Industrial output was down by 11.4% in 2014, according to MONSTAT. The output of the electricity and gas supply sector fell the sharpest by 19.6% and the manufacturing sector declined by 6.7%. The mining sector expanded by 14.4%.
Industrial sales decreased by 7.6% in 2014, according to MONSTAT. Similar to the industrial output, the mining industry experienced a growth of 14.4% while the manufacturing, and the electricity and gas supply industries recorded drops of 10.5% and 9.0%, respectively.
Consumer prices in Montenegro turned to an annual average deflation of 0.7% in 2014 from 2.2% inflation a year earlier. In 2014, the highest annual decrease in consumer prices of 3.8% was registered in the communications sector, followed by recreation and culture with 2.6%, and food and non-alcoholic beverages with 1.4%. The highest increase in consumer prices was registered in alcoholic beverages and tobacco, health, and restaurants and hotels, of 3.8%, 2.3% and 0.6%, respectively.

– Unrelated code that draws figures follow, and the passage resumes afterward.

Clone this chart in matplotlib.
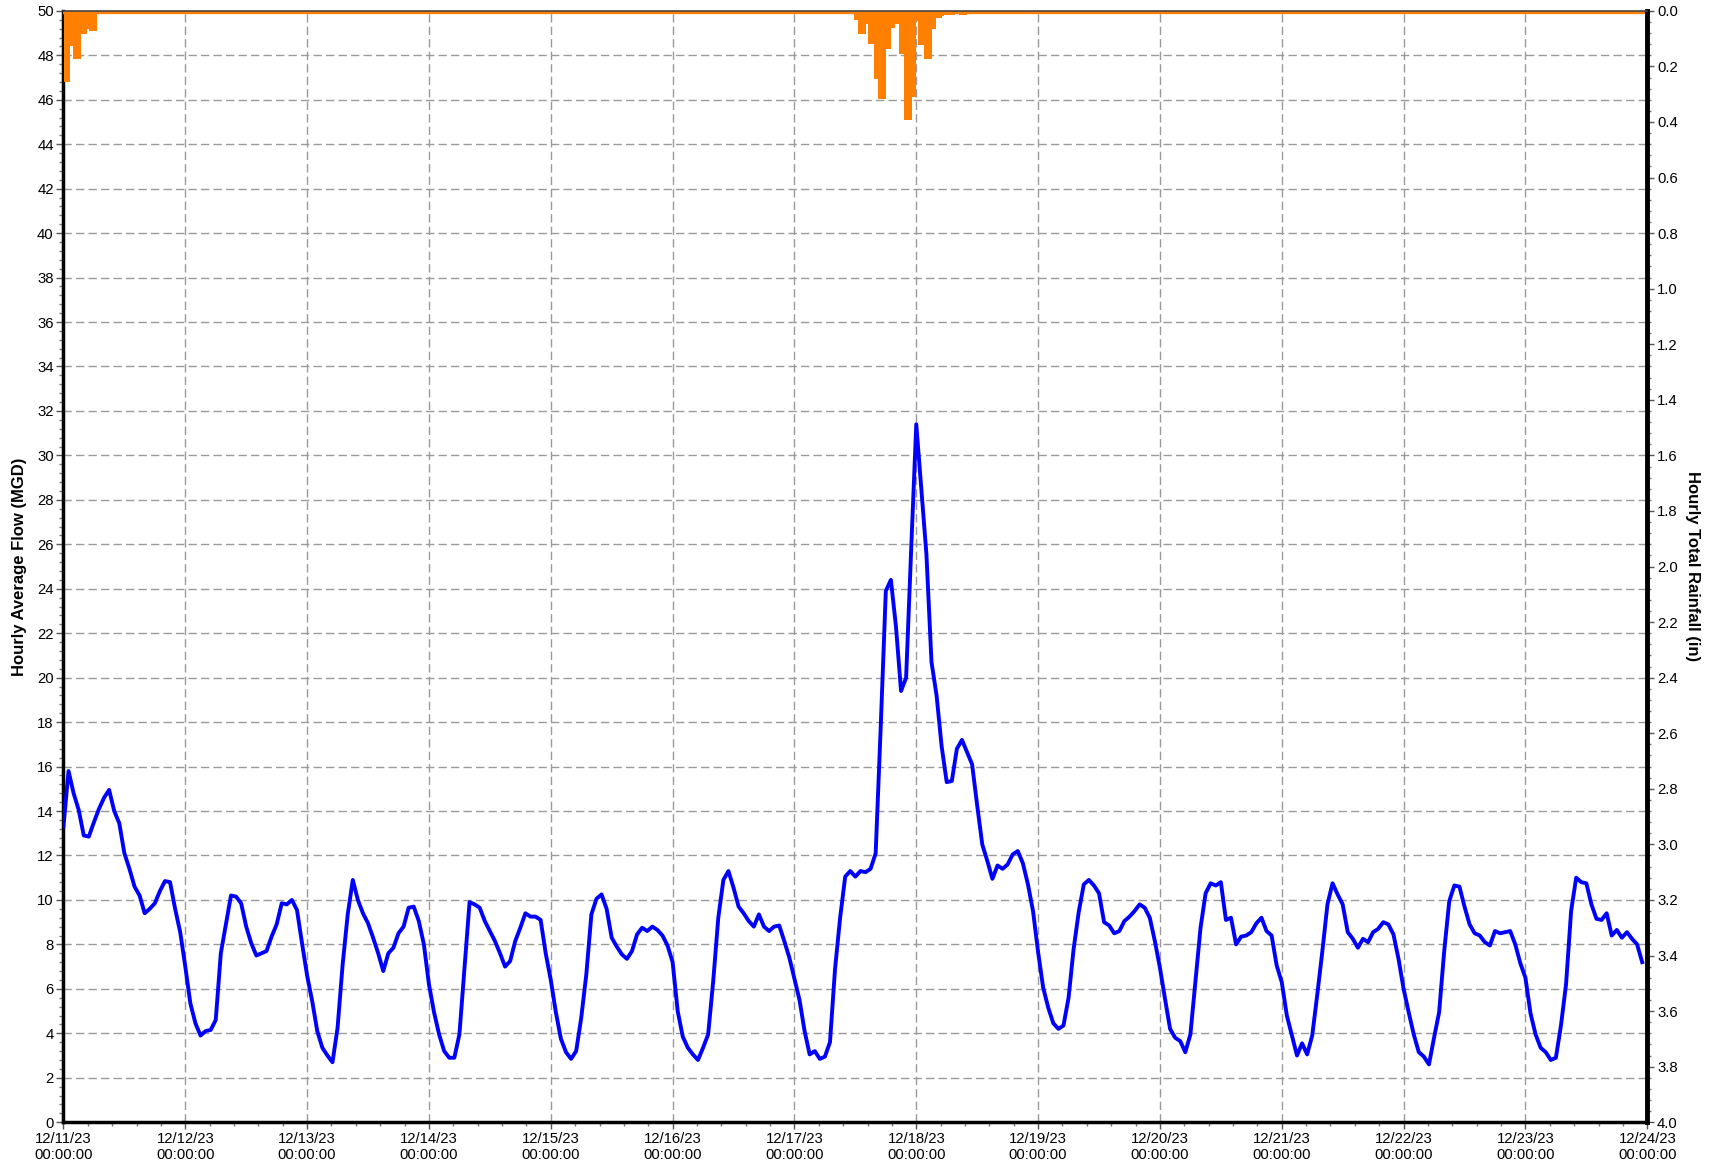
import numpy as np
import pandas as pd
import matplotlib
matplotlib.use("Agg")
import matplotlib.pyplot as plt
import matplotlib.dates as mdates
from matplotlib.ticker import MultipleLocator, AutoMinorLocator, FormatStrFormatter

plt.rcParams['font.family'] = ['Liberation Sans', 'DejaVu Sans']

start = "2023-12-11 00:00"

# hourly average flow (MGD), one row per day
flow = [
    13.3, 15.8, 14.8, 14.05, 12.9, 12.85, 13.5, 14.1, 14.6, 14.95, 14.0, 13.45, 12.1, 11.4, 10.6, 10.2, 9.4, 9.6, 9.85, 10.4, 10.85, 10.8, 9.6, 8.55,
    7.0, 5.35, 4.45, 3.9, 4.1, 4.15, 4.6, 7.6, 8.9, 10.2, 10.15, 9.85, 8.8, 8.05, 7.5, 7.6, 7.7, 8.35, 8.9, 9.85, 9.8, 10.0, 9.55, 8.05,
    6.6, 5.45, 4.1, 3.35, 3.0, 2.7, 4.25, 7.1, 9.35, 10.9, 10.0, 9.4, 8.95, 8.3, 7.6, 6.8, 7.6, 7.85, 8.5, 8.8, 9.65, 9.7, 9.05, 8.0,
    6.2, 4.95, 3.95, 3.2, 2.9, 2.9, 3.95, 6.95, 9.9, 9.8, 9.65, 9.05, 8.6, 8.15, 7.6, 7.0, 7.25, 8.15, 8.75, 9.4, 9.25, 9.25, 9.1, 7.6,
    6.4, 4.95, 3.75, 3.15, 2.85, 3.2, 4.7, 6.65, 9.35, 10.05, 10.25, 9.6, 8.3, 7.9, 7.55, 7.35, 7.7, 8.45, 8.75, 8.6, 8.8, 8.65, 8.4, 7.95,
    7.2, 5.0, 3.85, 3.35, 3.05, 2.8, 3.35, 3.95, 6.35, 9.2, 10.9, 11.3, 10.55, 9.7, 9.4, 9.05, 8.8, 9.35, 8.8, 8.6, 8.8, 8.85, 8.15, 7.4,
    6.45, 5.5, 4.1, 3.05, 3.2, 2.85, 2.95, 3.6, 6.9, 9.2, 11.05, 11.3, 11.05, 11.3, 11.25, 11.4, 12.1, 17.8, 23.9, 24.4, 22.3, 19.4, 20.0, 25.8,
    31.4, 28.45, 25.55, 20.7, 19.2, 16.9, 15.3, 15.35, 16.8, 17.2, 16.65, 16.1, 14.25, 12.5, 11.75, 10.95, 11.55, 11.4, 11.6, 12.05, 12.2, 11.65, 10.7, 9.5,
    7.65, 6.05, 5.15, 4.45, 4.2, 4.35, 5.6, 7.8, 9.45, 10.7, 10.9, 10.65, 10.3, 9.0, 8.85, 8.5, 8.6, 9.05, 9.25, 9.5, 9.8, 9.65, 9.2, 8.15,
    6.95, 5.55, 4.2, 3.8, 3.65, 3.15, 3.95, 6.35, 8.75, 10.3, 10.75, 10.65, 10.8, 9.1, 9.2, 8.0, 8.35, 8.4, 8.55, 8.95, 9.2, 8.6, 8.4, 7.05,
    6.3, 4.8, 3.9, 3.0, 3.55, 3.05, 3.9, 5.75, 7.7, 9.8, 10.75, 10.25, 9.8, 8.55, 8.25, 7.85, 8.25, 8.1, 8.55, 8.7, 9.0, 8.9, 8.45, 7.35,
    6.0, 4.95, 3.95, 3.15, 2.95, 2.6, 3.8, 4.95, 7.7, 9.95, 10.65, 10.6, 9.7, 8.9, 8.5, 8.4, 8.1, 7.95, 8.6, 8.5, 8.55, 8.6, 8.0, 7.15,
    6.5, 4.9, 3.95, 3.35, 3.15, 2.8, 2.9, 4.35, 6.2, 9.5, 11.0, 10.8, 10.75, 9.8, 9.15, 9.1, 9.4, 8.4, 8.65, 8.3, 8.55, 8.25, 8.0, 7.2,
]

# rainfall (in): step edges in hours since start, and depth for each step
rain1_edges_h = [0.2, 1.3, 1.85, 3.5, 4.7, 5.1, 6.55]
rain1_in = [0.255, 0.126, 0.174, 0.082, 0.066, 0.074]
rain2_edges_h = [155.7, 156.5, 158.0, 158.5, 159.7, 160.5, 162.0, 163.1, 163.9, 164.5, 165.6,
                 167.1, 168.0, 168.4, 169.5, 171.0, 171.8, 173.0, 173.4, 175.7, 176.4, 177.9]
rain2_in = [0.034, 0.082, 0.046, 0.118, 0.244, 0.316, 0.136, 0.062, 0.046, 0.156, 0.394,
            0.31, 0.036, 0.124, 0.175, 0.064, 0.024, 0.018, 0.014, 0.006, 0.014]

times = pd.date_range(start, periods=len(flow), freq="h")
x = mdates.date2num(times)
t0 = mdates.date2num(pd.Timestamp(start))
t_end = mdates.date2num(pd.Timestamp("2023-12-24 00:00"))

fig = plt.figure(figsize=(17.15, 11.68), dpi=100)
ax = fig.add_axes([0.037, 0.0392, 0.9235, 0.9515])
ax2 = ax.twinx()

ax.plot(x, flow, color="#0000ff", lw=2.8, zorder=3)

orange = "#ff8000"
ax2.stairs(rain1_in, t0 + np.array(rain1_edges_h) / 24, fill=True, color=orange, lw=0)
ax2.stairs(rain2_in, t0 + np.array(rain2_edges_h) / 24, fill=True, color=orange, lw=0)
ax2.axhline(0, color=orange, lw=4.5)

ax.set_xlim(t0, t_end)
ax.set_ylim(0, 50)
ax2.set_ylim(4.0, 0.0)

ax.xaxis.set_major_locator(mdates.DayLocator())
ax.xaxis.set_major_formatter(mdates.DateFormatter("%m/%d/%y\n%H:%M:%S"))
ax.xaxis.set_minor_locator(AutoMinorLocator(5))
ax.yaxis.set_major_locator(MultipleLocator(2))
ax.yaxis.set_minor_locator(AutoMinorLocator(5))
ax2.yaxis.set_major_locator(MultipleLocator(0.2))
ax2.yaxis.set_minor_locator(AutoMinorLocator(5))
ax2.yaxis.set_major_formatter(FormatStrFormatter("%.1f"))

ax.grid(True, which="major", color="#9a9a9a", lw=1.0, dashes=(6, 3))

for a in (ax, ax2):
    a.tick_params(which="major", length=5, width=1, color="#555555", labelsize=10.7, pad=2)
    a.tick_params(which="minor", length=3, width=1, color="#777777")

for side, w in (("left", 2.5), ("bottom", 2.5)):
    ax.spines[side].set_linewidth(w)
    ax.spines[side].set_color("black")
ax2.spines["right"].set_linewidth(3.5)
ax2.spines["right"].set_color("black")
ax2.spines["left"].set_visible(False)
ax2.spines["bottom"].set_visible(False)
ax.spines["top"].set_visible(False)
ax2.spines["top"].set_color("#444444")
ax2.spines["top"].set_linewidth(1.2)
ax2.spines["top"].set_zorder(5)

ax.set_ylabel("Hourly Average Flow (MGD)", fontsize=12, fontweight="bold")
ax.yaxis.set_label_coords(-0.023, 0.5)
ax2.set_ylabel("Hourly Total Rainfall (in)", fontsize=12, fontweight="bold", rotation=270, va="bottom")
ax2.yaxis.set_label_coords(1.024, 0.5)

plt.setp(ax.get_xticklabels(), ha="center", linespacing=1.15)

fig.savefig("out.png", dpi=100)
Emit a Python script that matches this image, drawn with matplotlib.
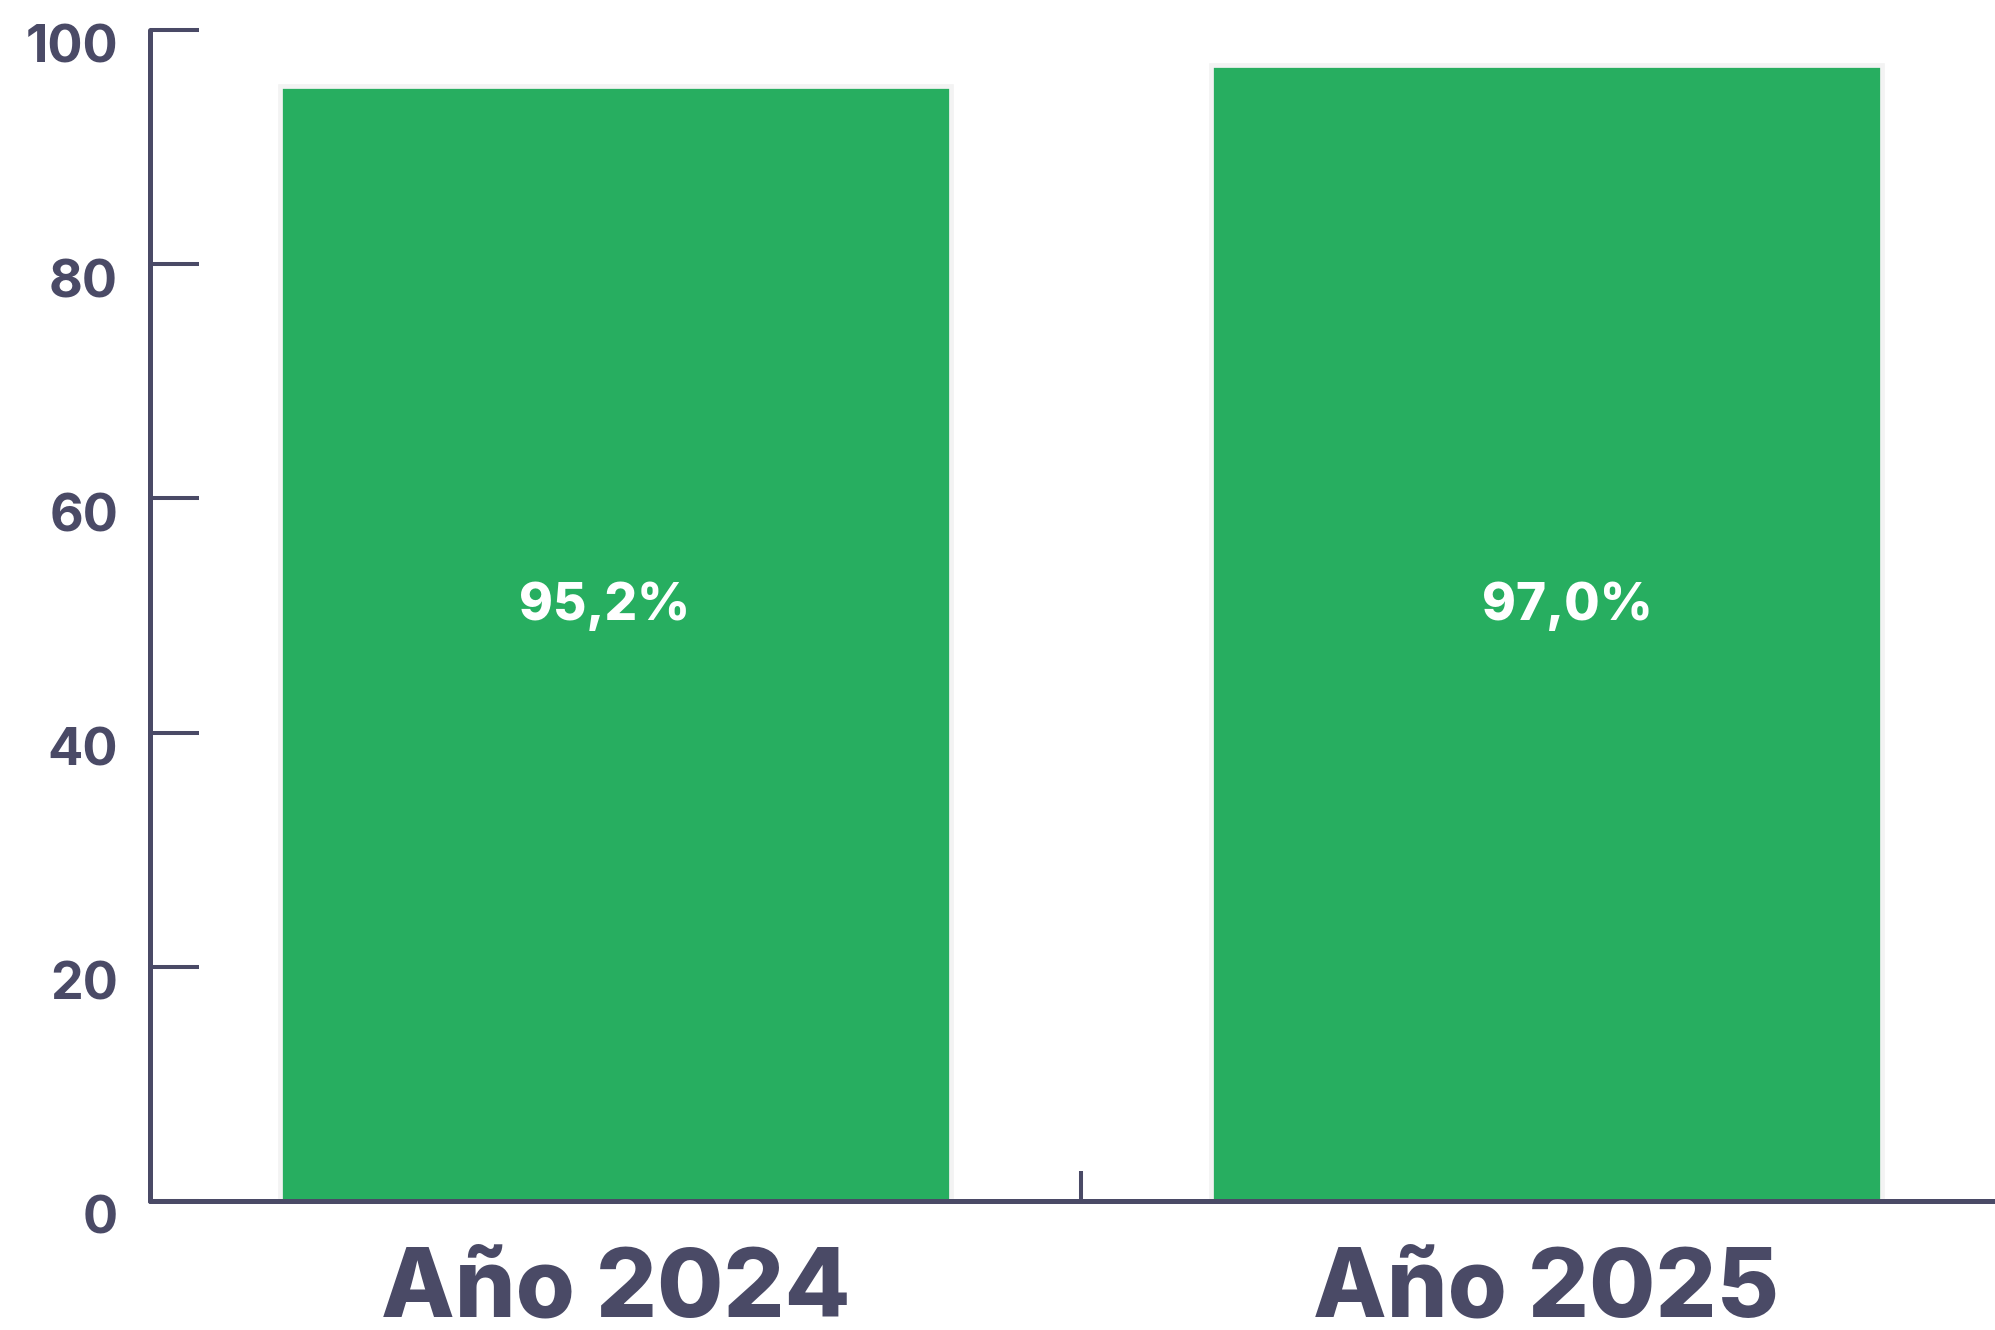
import matplotlib
matplotlib.use("Agg")
import matplotlib.pyplot as plt
import matplotlib.transforms as mtransforms

# datos
categorias = ["Año 2024", "Año 2025"]
valores = [95.2, 97.0]
etiquetas = ["95,2%", "97,0%"]
yticks = [0, 20, 40, 60, 80, 100]

verde = "#27ae60"
tinta = "#4a4a66"

plt.rcParams["font.family"] = ["Inter", "DejaVu Sans"]

fig = plt.figure(figsize=(19.95, 13.3), dpi=100)
# el eje x sigue un poco mas alla del borde derecho
ax = fig.add_axes([150 / 1995, 129 / 1330, 1862 / 1995, 1171 / 1330])

x = list(range(len(categorias)))
ax.bar(x, valores, width=0.72, color=verde, edgecolor="#f3f3f3", linewidth=3.4, zorder=2)

# etiquetas dentro de las barras (a altura fija)
desplaz = [-0.012, 0.022]
for xi, et, dx in zip(x, etiquetas, desplaz):
    ax.text(xi + dx, 49.6, et, ha="center", va="baseline", color="white",
            fontsize=37, fontweight="heavy", zorder=3)

ax.set_xlim(-0.5, 1.5)
ax.set_ylim(0, 100)

for s in ["top", "right"]:
    ax.spines[s].set_visible(False)
for s in ["left", "bottom"]:
    ax.spines[s].set_color(tinta)
    ax.spines[s].set_linewidth(3.6)
    ax.spines[s].set_capstyle("round")

ax.set_yticks(yticks)
ax.set_yticklabels([str(v) for v in yticks])
ax.tick_params(axis="y", direction="in", length=35, width=2.9, color=tinta,
               labelcolor=tinta, labelsize=37.5, pad=23)
for lab in ax.get_yticklabels():
    lab.set_fontweight("bold")
    lab.set_transform(lab.get_transform() + mtransforms.ScaledTranslation(0, -10 / 72, fig.dpi_scale_trans))
for t in ax.yaxis.get_major_ticks():
    t.tick1line.set_solid_capstyle("round")

ax.set_xticks(x)
ax.set_xticklabels(categorias)
ax.tick_params(axis="x", which="major", length=0, labelcolor=tinta, labelsize=69, pad=33)
for lab in ax.get_xticklabels():
    lab.set_fontweight("heavy")
ax.set_xticks([0.5], minor=True)
ax.tick_params(axis="x", which="minor", direction="in", length=21.6, width=2.9, color=tinta)

fig.savefig("out.png", dpi=100, facecolor="white")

Unemployment in Montenegro narrowed to 17.8% of the total labour force in 2014 from 19.5% a year earlier, according to data of MONSTAT.
The employed population aged 15 years and older was 216,300 people in 2014, up by 7.1%. The youth (population aged 15-24) unemployment rate was down to 35.9%, compared to 41.8% in the previous year.
Loans to the non-government sector totalled 1.84 billion euro as of end-2014, down by 1.1% y/y, according to Central bank of Montenegro (CBCG). Household loans grew by 1.5% to 894 million euro, while loans to non-financial corporations fell by 3.9% to 976 million euro.
The gross external debt increased, totalling 1.56 billion euro at the end of December 2014, which was 46.0% of the projected full-year GDP, according to CBCG. It widened by 9.0%, or 129 million euro compared to December 2013.
The current account turned to a deficit of 238.3 million euro in the fourth quarter of 2014 from a surplus of 165.0 million euro in the third quarter of 2014, according to central bank statistics data.
The trade deficit stood at 1.45 billion euro in 2014, compared to 1.398 billion euro in 2013, according to MONSTAT.